Analyse:Des manifestants déterminés à faire tomber le régime Al-Bashir
Par Benoîte Labrosse
Les violations des droits humains ont beau être monnaie courante au Soudan – où la population exige depuis la mi-décembre la chute de celui qui les gouverne depuis 30 ans –, il semblerait que les autorités fassent preuve de retenue par rapport à leur habitude. Sans Frontières fait le point sur une confrontation qui s’annonce longue.
« Le pain n’a été que l’élément déclencheur, car il y avait déjà un mécontentement populaire de longue date au sujet des politiques économiques et sociales du gouvernement, explique le journaliste soudanais Muhammad Osman, joint à Khartoum. Depuis la sécession du Soudan du Sud [en juillet 2011], l’économie soudanaise est en déclin, car le pays a perdu les trois quarts de sa production pétrolière [extraite au Sud], et donc la principale source de revenus de l’État en monnaie étrangère. »
Le 19 décembre dernier, les premiers manifestants sont effectivement descendus dans les rues d’Atbara, à 250 km au nord de la capitale, pour protester contre le triplement du prix du pain décrété par le gouvernement à la suite de l’élimination des subventions à l’importation de blé. Sans tarder, les manifestations se sont répandues à travers le pays – surtout dans les centres urbains – et ont élargi leurs visées. Elles demandent maintenant la démission du président Omar Al Bashir, 75 ans, au pouvoir depuis le coup d’État du 30 juin 1989.
Les rassemblements ont été violemment réprimés par les forces gouvernementales. Après trois semaines, les autorités dénombraient 22 morts, alors que les ONG Human Rights Watch (HRW) et Amnesty International parlaient plutôt d’au moins 40 décès. À la fin février, le rythme et l’ampleur des protestations n’avaient pas diminué.
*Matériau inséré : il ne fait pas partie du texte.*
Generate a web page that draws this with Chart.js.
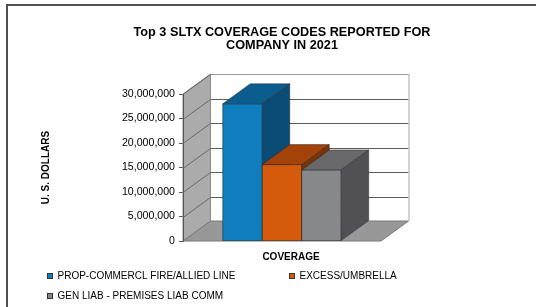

« Le fait que les organes de répression aient tiré sur la foule, mais aussi que le régime ait affirmé qu’il n’était pas question d’accorder quoi que ce soit [à la population] a vraiment rendu les manifestants furieux », précise le Dr Marc Lavergne, directeur de recherche au Centre national de la recherche scientifique (CNRS) à l’Université de Tours, en France. Le spécialiste de la Corne de l’Afrique fréquente assidument le Soudan depuis 1982, entre autres pour le compte des Nations unies et de Médecins Sans Frontières. « Ça leur a donné le sens du sacrifice. Ils se sont dit : “On ne peut plus reculer, parce qu’on ne peut pas rentrer chez nous sans rien à manger.” » Sauf que, contrairement aux forces de l’ordre, les civils ne sont pas armés.
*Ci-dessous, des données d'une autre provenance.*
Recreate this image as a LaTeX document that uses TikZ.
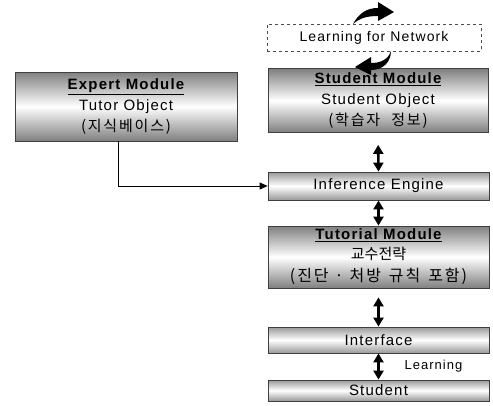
\documentclass[tikz,border=0pt]{standalone}
\usepackage{fontspec}
\setmainfont{Liberation Sans}[LetterSpace=8]
\newfontfamily\kr{Noto Sans CJK KR}[LetterSpace=12]
\newfontfamily\krtight{Noto Sans CJK KR}
\newcommand\krtext[1]{{\kr\fontsize{15}{21}\selectfont #1}}
\usetikzlibrary{arrows.meta}
\begin{document}
\begin{tikzpicture}[x=1pt,y=-1pt,
  module/.style={draw=black!75, line width=0.8pt,
    top color=black!50, bottom color=black!50, middle color=white,
    inner sep=0pt, align=center, font=\fontsize{15}{21}\selectfont},
  barbox/.style={module, top color=black!40, bottom color=black!40, middle color=white},
  dbl/.style={line width=2.6pt,
    {Triangle[width=10pt,length=9pt]}-{Triangle[width=10pt,length=9pt]}},
  feed/.style={line width=0.8pt, -{Triangle[width=7pt,length=8pt]}},
  swoosh/.style={fill=black, draw=none}
]
\useasboundingbox (0,0) rectangle (493,405);

% dashed network box
\node[draw=black!70, dashed, line width=0.8pt, minimum width=214, minimum height=27,
      font=\fontsize{14}{16}\selectfont] (net) at (374,37.5) {Learning for Network};

% modules
\node[module, minimum width=222, minimum height=69] (expert) at (126,106.5)
  {\underline{\bfseries Expert Module}\\ Tutor Object\\ \krtext{(지식베이스)}};
\node[module, minimum width=220, minimum height=64] (smod) at (378,100.5)
  {\underline{\bfseries Student Module}\\ Student Object\\ \krtext{(학습자\hspace{6pt} 정보)}};
\node[barbox, minimum width=221, minimum height=28] (inf) at (378.5,186) {Inference Engine};
\node[module, minimum width=221, minimum height=62] (tut) at (378.5,257)
  {\underline{\bfseries Tutorial Module}\\[-1pt] {\krtight\fontsize{15}{20}\selectfont 교수전략}\\[1pt]
   {\kr\fontsize{16}{21}\selectfont (진단\hspace{6pt}·\hspace{6pt}처방\hspace{8pt}규칙\hspace{8pt}포함)}};
\node[barbox, minimum width=221, minimum height=26] (intf) at (378.5,340) {Interface};
\node[barbox, minimum width=221, minimum height=21] (stu) at (378.5,390.5) {Student};

\node[anchor=west, font=\fontsize{13}{15}\selectfont] (lrn) at (401,366) {Learning};

% connectors
\draw[dbl, shorten <=12pt] (smod.south) -- (inf.north);
\draw[dbl] (inf.south) -- (tut.north);
\draw[dbl, shorten <=9pt] (tut.south) -- (intf.north);
\draw[dbl] (intf.south) -- (stu.north);
\draw[feed] ([xshift=-8pt]expert.south) |- (inf.west);

% curved arrows around the network box
\fill[swoosh] (353,24) .. controls (359,13) and (367,8) .. (378,8)
  -- (378,2) -- (394,12) -- (378,21) -- (378,16)
  .. controls (367,16) and (360,18) .. cycle;
\fill[swoosh] (391,51) .. controls (388,60) and (380,63) .. (371,63)
  -- (371,57) -- (355,67) -- (371,75) -- (371,70)
  .. controls (383,70) and (391,62) .. cycle;
\end{tikzpicture}
\end{document}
Changement de tactique gouvernementale
Fin février, HRW estimait à 51 le nombre total de morts – 31 selon les autorités –, ce qui signifie somme toute peu de nouvelles de victimes en un mois et demi de manifestations quasi quotidiennes. Un ralentissement qui surprend Muhammad Osman. « L’approche gouvernementale à la violence, particulièrement à la violence létale, a été un peu plus modérée qu’à l’habitude, remarque-t-il. Historiquement, le gouvernement a toujours répondu aux protestations avec un certain degré de brutalité, surtout dans les zones de conflits. Dans les centres urbains, les forces de l’ordre ont tué près de 200 personnes en l’espace de trois jours durant des manifestations similaires [liées à l’arrêt des subventions sur le carburant] en 2013. »
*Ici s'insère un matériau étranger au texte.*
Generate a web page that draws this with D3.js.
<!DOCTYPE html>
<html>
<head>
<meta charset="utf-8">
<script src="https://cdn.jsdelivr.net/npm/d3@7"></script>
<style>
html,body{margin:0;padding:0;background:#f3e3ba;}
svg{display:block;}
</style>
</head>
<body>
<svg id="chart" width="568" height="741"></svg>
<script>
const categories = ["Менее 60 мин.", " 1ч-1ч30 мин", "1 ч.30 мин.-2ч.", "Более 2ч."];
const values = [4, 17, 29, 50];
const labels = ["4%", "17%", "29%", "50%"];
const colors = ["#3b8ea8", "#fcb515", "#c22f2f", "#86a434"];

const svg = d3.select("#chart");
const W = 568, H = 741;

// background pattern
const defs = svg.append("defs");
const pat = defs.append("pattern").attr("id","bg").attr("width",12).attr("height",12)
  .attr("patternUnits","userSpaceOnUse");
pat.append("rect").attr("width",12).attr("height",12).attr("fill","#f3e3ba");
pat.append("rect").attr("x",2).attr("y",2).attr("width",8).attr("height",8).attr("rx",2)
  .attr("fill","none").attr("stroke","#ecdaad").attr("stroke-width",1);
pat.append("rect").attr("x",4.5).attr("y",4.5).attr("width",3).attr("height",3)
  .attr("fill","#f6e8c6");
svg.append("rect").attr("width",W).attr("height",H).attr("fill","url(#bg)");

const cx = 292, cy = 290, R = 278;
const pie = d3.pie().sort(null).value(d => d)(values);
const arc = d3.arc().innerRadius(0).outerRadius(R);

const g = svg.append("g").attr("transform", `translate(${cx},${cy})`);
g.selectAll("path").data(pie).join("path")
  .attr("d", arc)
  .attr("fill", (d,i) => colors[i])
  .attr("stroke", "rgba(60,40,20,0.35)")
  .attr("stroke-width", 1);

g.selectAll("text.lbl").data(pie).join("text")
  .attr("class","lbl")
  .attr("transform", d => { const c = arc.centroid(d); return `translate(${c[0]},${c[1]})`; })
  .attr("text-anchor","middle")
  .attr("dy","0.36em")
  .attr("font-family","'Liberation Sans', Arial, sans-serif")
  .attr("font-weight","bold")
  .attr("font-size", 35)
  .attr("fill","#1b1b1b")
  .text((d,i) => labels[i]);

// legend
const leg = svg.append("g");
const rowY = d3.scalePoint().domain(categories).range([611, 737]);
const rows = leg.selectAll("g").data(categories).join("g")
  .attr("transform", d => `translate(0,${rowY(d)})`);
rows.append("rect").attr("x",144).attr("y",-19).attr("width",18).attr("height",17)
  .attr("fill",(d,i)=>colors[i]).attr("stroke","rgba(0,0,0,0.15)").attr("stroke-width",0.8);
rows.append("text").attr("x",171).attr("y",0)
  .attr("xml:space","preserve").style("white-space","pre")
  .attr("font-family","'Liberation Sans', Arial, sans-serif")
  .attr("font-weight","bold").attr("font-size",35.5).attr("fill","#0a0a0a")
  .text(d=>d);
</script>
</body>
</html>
Depuis le début de l’année, les autorités ont changé de tactique, assure le journaliste. « La dernière fois, leur brutalité a eu un coût politique ; cette fois, elles ne veulent pas payer le prix fort. Le gouvernement essaie donc de vaincre les protestations en tuant le moins de personnes possible. » Le Dr Lavergne acquiesce à cette analyse. « En 2013, pour la survie du régime, il fallait absolument écraser le mouvement étudiant — ce qui d’ailleurs n’avait provoqué aucune réaction, ni en Occident ni ailleurs. Aujourd’hui, la situation est différente, et le gouvernement est obligé de se montrer prudent dans le traitement de la crise. » Le chercheur croit « qu’il y a beaucoup de discussions à l’intérieur de l’appareil d’État sur la manière de [la] régler ».
Entre temps, plusieurs centaines de personnes ont été emprisonnées par le service de renseignement gouvernemental, le National Intelligence and Security Services (NISS).